→ To be done
Using the entries that follow, collect the lines where the word "this" appears.

** START **

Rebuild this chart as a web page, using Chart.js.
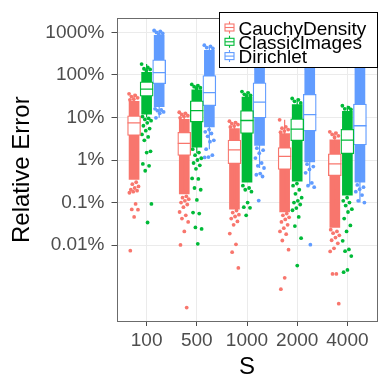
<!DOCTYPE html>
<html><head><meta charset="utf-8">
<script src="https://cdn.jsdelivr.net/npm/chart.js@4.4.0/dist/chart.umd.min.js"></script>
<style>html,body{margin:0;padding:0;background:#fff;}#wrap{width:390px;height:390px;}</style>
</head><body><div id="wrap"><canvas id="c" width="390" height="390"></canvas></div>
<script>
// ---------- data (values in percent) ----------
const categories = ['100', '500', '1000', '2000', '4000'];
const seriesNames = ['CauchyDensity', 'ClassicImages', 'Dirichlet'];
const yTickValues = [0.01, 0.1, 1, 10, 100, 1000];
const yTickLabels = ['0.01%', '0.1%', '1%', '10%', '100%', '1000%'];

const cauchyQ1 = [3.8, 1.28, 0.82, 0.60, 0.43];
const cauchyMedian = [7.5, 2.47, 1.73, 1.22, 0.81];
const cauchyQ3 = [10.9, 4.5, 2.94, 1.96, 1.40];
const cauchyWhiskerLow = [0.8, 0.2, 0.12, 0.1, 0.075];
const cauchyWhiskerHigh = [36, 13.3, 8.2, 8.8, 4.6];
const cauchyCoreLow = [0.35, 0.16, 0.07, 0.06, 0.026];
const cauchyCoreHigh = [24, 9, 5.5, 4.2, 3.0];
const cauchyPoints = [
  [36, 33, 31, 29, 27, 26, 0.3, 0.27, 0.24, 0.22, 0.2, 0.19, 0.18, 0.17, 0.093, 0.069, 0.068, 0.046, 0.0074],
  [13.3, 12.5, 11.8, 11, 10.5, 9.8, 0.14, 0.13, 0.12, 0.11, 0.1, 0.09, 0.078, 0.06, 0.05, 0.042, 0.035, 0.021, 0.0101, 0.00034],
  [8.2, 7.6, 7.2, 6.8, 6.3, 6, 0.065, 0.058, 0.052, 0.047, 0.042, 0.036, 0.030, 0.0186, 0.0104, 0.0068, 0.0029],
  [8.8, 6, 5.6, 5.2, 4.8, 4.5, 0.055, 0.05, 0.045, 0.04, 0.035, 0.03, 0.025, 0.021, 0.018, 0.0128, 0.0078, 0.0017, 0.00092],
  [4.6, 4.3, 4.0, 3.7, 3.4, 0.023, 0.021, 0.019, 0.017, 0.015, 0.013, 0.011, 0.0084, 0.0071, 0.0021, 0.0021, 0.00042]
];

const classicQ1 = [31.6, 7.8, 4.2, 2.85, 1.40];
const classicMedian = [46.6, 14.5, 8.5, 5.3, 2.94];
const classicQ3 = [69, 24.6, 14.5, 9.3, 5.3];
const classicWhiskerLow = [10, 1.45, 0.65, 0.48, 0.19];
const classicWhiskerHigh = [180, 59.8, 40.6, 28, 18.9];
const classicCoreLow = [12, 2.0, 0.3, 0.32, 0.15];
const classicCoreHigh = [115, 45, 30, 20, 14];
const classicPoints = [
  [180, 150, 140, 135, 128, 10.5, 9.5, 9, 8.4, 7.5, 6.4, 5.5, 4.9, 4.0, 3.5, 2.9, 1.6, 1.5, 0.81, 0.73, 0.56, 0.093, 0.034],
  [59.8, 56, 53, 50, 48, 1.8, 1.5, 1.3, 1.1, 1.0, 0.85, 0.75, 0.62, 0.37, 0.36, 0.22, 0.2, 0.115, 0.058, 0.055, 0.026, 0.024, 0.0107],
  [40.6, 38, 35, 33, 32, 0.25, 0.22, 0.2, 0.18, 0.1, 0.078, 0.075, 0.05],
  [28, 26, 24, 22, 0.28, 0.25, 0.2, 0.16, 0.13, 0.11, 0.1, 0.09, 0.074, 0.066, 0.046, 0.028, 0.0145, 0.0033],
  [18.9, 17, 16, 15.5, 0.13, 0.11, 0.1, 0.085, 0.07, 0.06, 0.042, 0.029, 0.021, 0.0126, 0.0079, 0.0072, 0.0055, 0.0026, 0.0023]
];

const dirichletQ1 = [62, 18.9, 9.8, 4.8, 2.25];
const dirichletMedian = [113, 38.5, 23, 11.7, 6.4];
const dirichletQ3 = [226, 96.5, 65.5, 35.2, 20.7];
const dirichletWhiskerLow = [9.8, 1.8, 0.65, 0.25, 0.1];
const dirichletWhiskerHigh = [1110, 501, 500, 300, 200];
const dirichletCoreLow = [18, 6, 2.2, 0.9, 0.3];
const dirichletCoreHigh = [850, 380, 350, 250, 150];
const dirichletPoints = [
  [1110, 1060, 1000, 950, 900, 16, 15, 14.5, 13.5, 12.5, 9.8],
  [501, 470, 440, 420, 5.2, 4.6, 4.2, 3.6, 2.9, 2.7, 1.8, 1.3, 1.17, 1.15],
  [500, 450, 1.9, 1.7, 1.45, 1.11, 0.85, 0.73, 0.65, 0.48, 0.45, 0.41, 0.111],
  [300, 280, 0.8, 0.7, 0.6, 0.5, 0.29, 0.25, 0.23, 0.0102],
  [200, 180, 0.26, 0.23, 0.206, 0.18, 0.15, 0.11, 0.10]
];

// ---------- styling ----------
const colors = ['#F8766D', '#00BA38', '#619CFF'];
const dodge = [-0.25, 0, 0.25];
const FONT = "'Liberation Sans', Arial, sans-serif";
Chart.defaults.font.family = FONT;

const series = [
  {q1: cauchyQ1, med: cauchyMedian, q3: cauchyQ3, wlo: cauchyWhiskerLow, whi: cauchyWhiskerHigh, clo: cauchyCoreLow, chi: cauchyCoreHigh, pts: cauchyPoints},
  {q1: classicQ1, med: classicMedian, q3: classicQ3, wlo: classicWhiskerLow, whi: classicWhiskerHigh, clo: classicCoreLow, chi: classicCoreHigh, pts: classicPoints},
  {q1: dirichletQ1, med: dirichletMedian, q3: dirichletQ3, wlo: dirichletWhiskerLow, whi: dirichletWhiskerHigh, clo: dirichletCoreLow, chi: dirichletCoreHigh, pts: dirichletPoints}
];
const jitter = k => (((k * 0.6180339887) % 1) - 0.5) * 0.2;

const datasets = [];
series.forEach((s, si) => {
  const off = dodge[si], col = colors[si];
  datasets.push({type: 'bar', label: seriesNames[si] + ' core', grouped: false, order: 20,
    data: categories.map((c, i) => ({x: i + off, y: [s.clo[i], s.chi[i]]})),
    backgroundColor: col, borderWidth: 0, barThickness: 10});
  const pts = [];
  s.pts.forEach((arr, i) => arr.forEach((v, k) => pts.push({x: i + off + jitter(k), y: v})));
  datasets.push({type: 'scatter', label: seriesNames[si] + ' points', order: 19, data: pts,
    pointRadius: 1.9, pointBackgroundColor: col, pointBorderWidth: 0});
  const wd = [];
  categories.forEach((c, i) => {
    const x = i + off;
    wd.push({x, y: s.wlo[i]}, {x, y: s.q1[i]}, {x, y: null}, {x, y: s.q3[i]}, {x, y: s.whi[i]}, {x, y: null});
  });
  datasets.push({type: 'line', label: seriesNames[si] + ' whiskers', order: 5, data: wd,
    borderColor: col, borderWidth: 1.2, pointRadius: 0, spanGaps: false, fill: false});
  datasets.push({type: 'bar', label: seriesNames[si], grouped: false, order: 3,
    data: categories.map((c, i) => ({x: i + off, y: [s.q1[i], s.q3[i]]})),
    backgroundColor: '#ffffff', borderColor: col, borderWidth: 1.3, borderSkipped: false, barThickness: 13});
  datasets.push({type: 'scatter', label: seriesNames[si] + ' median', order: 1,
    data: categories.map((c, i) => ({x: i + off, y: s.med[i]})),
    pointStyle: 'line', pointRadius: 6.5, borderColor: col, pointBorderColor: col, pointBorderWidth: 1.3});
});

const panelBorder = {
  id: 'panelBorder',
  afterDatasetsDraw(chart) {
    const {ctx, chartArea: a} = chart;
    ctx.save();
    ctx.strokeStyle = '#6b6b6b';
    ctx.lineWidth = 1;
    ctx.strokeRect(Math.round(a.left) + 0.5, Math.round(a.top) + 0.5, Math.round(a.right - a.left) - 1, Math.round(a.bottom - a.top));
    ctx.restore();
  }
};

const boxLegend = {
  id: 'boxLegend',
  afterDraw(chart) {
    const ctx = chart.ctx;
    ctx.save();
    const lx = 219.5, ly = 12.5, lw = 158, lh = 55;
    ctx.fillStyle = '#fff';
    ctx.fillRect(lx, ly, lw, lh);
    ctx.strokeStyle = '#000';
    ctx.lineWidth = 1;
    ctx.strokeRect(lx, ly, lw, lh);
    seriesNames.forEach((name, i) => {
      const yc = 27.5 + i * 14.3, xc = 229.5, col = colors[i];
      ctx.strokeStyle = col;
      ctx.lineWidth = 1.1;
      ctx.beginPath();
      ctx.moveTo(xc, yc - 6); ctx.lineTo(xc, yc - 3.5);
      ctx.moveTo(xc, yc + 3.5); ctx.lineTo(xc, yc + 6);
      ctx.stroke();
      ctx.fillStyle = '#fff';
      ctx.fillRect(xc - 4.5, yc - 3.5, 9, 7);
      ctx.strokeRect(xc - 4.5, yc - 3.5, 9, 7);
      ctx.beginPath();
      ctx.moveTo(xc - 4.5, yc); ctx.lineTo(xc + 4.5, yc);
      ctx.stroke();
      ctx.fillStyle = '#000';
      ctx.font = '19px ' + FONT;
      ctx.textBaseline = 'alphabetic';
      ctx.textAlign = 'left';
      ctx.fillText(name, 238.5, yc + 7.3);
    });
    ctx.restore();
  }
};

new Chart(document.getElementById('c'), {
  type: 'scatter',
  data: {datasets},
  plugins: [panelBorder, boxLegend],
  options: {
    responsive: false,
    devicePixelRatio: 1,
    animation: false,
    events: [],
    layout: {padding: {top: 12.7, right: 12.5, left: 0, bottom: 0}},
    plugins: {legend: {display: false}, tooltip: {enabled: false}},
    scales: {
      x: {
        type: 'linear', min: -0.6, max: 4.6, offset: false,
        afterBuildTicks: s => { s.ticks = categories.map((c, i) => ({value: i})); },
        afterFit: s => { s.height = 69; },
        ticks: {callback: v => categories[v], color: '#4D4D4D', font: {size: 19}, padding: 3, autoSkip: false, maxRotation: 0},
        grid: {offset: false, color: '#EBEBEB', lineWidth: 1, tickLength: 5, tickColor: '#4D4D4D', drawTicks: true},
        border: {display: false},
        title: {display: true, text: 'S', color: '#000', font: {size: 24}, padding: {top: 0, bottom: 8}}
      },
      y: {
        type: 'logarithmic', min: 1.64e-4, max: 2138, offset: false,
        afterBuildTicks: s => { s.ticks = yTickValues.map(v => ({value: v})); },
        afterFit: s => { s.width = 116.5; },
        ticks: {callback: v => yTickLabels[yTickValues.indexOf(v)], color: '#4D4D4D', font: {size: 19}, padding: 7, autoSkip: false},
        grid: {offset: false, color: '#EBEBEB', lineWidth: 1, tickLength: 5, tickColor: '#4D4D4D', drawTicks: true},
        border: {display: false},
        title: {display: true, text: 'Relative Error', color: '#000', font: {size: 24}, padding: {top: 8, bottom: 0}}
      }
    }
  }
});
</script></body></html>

** END **
** START **

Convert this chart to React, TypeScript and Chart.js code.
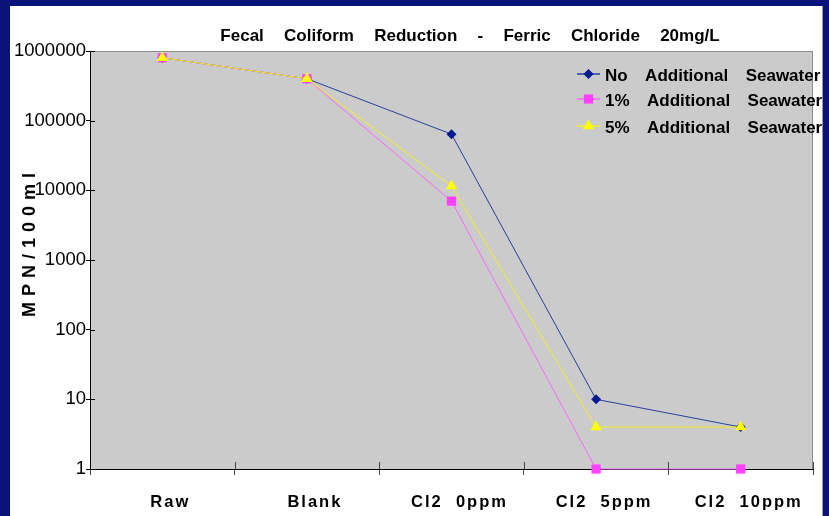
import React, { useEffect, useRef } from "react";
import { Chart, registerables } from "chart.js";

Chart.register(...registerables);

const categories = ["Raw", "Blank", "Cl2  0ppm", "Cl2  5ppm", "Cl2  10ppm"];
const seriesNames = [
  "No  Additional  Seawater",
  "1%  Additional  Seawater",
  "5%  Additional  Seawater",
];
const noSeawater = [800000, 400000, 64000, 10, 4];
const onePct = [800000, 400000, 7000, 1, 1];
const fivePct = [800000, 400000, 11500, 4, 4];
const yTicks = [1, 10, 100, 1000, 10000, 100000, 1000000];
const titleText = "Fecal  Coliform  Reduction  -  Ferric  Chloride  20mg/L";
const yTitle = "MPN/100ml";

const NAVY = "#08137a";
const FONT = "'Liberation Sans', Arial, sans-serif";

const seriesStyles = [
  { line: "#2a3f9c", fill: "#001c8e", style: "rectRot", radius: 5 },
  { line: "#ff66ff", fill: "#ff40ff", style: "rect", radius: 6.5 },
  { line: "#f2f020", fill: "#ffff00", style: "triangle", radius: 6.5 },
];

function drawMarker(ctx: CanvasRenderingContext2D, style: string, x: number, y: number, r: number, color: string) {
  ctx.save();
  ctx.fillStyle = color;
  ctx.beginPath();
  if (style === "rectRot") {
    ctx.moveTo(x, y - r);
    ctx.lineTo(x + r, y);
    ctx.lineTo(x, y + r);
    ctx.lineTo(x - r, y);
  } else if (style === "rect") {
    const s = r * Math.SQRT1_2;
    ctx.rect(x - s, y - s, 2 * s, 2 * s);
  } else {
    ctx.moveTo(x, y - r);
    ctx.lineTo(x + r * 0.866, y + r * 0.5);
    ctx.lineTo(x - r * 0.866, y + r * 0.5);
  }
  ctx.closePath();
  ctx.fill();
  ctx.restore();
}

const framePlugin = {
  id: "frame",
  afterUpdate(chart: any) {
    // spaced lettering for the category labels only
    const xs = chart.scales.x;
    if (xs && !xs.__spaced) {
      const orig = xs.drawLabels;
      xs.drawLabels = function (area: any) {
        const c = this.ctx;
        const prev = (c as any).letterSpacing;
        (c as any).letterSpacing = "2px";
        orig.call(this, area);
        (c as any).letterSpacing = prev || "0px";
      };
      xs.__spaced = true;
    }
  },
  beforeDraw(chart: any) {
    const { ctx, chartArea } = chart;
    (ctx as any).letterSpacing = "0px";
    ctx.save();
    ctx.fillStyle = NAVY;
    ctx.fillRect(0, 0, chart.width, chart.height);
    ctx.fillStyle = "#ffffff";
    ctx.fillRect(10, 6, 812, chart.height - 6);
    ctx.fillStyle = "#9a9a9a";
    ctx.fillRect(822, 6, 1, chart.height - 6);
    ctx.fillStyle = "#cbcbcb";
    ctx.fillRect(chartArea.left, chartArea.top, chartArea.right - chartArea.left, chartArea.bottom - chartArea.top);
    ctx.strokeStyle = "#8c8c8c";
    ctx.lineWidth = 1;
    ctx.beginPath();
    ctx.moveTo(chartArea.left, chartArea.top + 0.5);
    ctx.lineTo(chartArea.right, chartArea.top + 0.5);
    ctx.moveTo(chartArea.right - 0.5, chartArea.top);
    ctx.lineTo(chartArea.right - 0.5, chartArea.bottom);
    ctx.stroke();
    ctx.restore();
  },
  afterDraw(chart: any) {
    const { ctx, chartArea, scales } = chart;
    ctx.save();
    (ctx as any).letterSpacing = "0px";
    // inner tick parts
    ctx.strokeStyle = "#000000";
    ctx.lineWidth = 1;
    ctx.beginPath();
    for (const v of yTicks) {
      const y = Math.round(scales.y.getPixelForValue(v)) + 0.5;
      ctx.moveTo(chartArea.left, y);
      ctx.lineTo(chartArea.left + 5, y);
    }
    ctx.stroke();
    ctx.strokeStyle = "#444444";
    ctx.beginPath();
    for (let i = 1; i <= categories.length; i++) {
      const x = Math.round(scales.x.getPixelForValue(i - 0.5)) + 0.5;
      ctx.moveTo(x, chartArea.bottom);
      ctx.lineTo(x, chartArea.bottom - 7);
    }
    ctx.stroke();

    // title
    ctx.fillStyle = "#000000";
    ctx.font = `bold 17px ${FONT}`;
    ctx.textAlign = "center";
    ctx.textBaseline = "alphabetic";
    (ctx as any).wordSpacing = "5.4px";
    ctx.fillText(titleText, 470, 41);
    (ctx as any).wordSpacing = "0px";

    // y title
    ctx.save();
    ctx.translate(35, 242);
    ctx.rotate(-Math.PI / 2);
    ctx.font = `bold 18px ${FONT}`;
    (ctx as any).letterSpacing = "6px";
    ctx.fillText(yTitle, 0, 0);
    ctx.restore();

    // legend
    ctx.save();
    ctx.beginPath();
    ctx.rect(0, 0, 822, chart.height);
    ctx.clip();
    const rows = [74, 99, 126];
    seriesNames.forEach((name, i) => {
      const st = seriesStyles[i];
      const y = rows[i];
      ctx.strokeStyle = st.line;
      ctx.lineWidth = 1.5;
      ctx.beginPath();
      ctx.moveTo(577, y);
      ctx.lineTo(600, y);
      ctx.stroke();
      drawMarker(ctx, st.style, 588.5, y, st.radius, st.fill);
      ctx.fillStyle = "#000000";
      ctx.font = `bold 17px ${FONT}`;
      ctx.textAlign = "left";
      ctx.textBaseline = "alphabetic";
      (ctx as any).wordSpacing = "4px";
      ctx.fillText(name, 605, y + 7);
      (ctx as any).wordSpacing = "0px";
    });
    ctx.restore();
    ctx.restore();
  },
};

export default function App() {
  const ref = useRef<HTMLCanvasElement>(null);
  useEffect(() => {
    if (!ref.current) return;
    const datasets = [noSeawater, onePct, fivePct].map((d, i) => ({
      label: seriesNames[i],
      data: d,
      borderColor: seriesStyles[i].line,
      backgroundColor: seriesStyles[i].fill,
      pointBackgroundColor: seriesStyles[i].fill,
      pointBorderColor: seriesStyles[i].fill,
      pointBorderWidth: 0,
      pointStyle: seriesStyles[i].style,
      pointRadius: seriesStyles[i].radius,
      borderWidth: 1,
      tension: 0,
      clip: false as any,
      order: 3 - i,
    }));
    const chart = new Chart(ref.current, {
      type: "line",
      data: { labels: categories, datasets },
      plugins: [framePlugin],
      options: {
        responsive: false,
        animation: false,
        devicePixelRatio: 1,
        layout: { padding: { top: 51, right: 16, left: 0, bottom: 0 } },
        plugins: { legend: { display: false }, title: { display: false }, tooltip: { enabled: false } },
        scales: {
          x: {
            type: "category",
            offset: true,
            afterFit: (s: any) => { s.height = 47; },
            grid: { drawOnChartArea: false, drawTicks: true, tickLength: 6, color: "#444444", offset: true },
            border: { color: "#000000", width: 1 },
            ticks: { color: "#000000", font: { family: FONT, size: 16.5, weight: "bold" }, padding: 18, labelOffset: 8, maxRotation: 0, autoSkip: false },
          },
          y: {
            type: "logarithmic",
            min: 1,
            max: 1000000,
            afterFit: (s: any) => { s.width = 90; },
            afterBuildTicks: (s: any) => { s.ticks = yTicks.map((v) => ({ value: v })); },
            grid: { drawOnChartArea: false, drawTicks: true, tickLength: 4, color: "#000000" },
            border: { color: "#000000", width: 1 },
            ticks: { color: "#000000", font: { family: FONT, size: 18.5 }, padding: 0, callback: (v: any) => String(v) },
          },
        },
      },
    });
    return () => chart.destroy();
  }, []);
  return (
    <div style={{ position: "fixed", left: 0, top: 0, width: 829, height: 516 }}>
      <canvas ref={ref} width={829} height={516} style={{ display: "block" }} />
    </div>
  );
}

** END **

→ Task response
Rebuild this chart as a web page, using Chart.js.
Convert this chart to React, TypeScript and Chart.js code.
        const c = this.ctx;
        orig.call(this, area);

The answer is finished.